Why the Choice Matters
Each combination of these axes produces a different implicit argument about violence itself. Prolonged, sensorially detailed violence narrated from a perpetrator's point of view with no consequence can read as an invitation to spectacle or even endorsement, regardless of the author's intent, because craft choices communicate meaning independently of stated purpose. Conversely, violence rendered with total elision can under-represent real harm, minimizing its stakes or implying it is too shameful or unspeakable to depict — which can itself distort a reader's understanding of the story's world.
Genre and Reader Expectation
Different genres carry different conventions and reader expectations around violence, and these conventions shape what a given choice communicates. In literary fiction, restrained or elided violence often signals that psychological aftermath, not the act itself, is the narrative's real interest. In thriller or war fiction, sustained explicitness may serve to convey the scale or horror of a conflict rather than to glamorize it. In genre fiction built around action, stylized or choreographed violence often operates more like a formal set-piece than a literal depiction, and readers interpret it accordingly. A mismatch between a text's usual register and a sudden shift in how it handles violence can itself be a deliberate signal — a way of marking a scene as a rupture from the story's established norms.
Distinguishing Depiction From Endorsement
A recurring craft question is how a text signals whether violence is being depicted critically or endorsed. Structural signals that a narrative is critiquing rather than glorifying violence include: attention to the victim's interiority and personhood rather than only the act; consequences that ripple forward through plot and character rather than resetting; a narrative frame (through structure, irony, or aftermath) that resists treating the violence as heroic or satisfying in itself; and refusal to let the violence exist purely as spectacle disconnected from its human cost.

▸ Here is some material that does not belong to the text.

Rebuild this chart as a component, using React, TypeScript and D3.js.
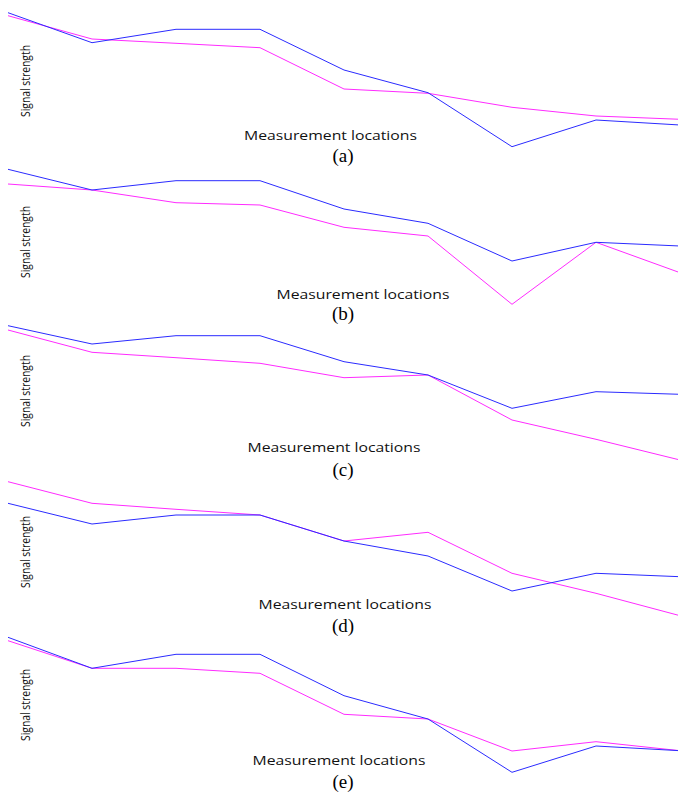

Violence Against Different Character Types
The representation choices made around violence often carry different weight depending on who is depicted as victim or perpetrator, particularly when a pattern across a body of work consistently places certain groups (by gender, race, or other identity) in the position of victim primarily to generate sympathy for other characters, or consistently associates certain groups with violent behavior in ways that reinforce real-world prejudice. Attending to these patterns is part of making a violence representation choice responsibly, not merely scene by scene but across a narrative's full pattern of depiction.
Practical Craft Guidance
Effective handling of violence representation choice generally involves matching the level of detail to the narrative's actual purpose in that moment — asking what the scene needs to accomplish (establish threat, reveal character, mark a turning point, convey the true cost of conflict) and calibrating explicitness, point of view, and pacing to serve that specific purpose rather than defaulting to habitual intensity or habitual restraint throughout the entire work.